When Dr,  Jowett ordered this CT scan, I thought, for sure, this time, it’s the big one.  I’m old, worn out, and ready to cash in anytime.   And I was sort of looking forward to it.  Not that I looked forward to dying, but if I’m going to die anyway, I’d like to have some idea of when.
 
And as I tried to prepare myself for my passing, I realized that though it might be sad for some, it will actually solve a lot of many problems for me.  No more physical problems anyway.  No more dry skin, no more itchy eyes, no more juicy farts.  No more smiling and being pleasant with assholes, not that I do much of that in the first place.  There are so many things I worry about, way too many to list here, but after I’m dead, I won’t worry about any of it.
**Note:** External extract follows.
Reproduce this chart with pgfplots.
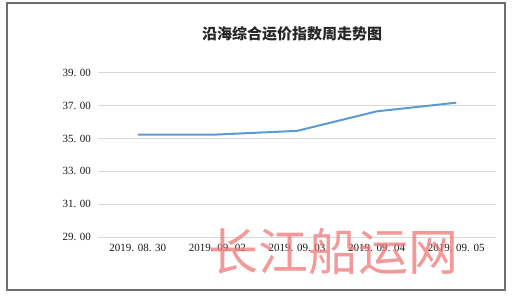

Also, as I have been around, I have developed some habits that might not be necessarily healthy, and from time to time I think about changing some of my behaviors.  Maybe do more of this, maybe less of that.  But now I’m strolling around in Death’s neighborhood, and even though I’m not looking for it, one of these days I’ll end up at his door.  Will how much I drink make any difference?  Or how much pot I smoke?  Or how much bacon I eat?  If you’re going to die anyway, why try to give up pleasurable bad habits?

But this attitude of “what difference does it make after you’re gone” has slopped over into almost every aspect of my life, and it feeds directly into my natural tendency toward procrastination.  I do something, or I don’t.  Doesn’t make any difference; the end is in sight.  Don’t worry about it.

Then, just my luck, the results of the CT come back “unremarkable.”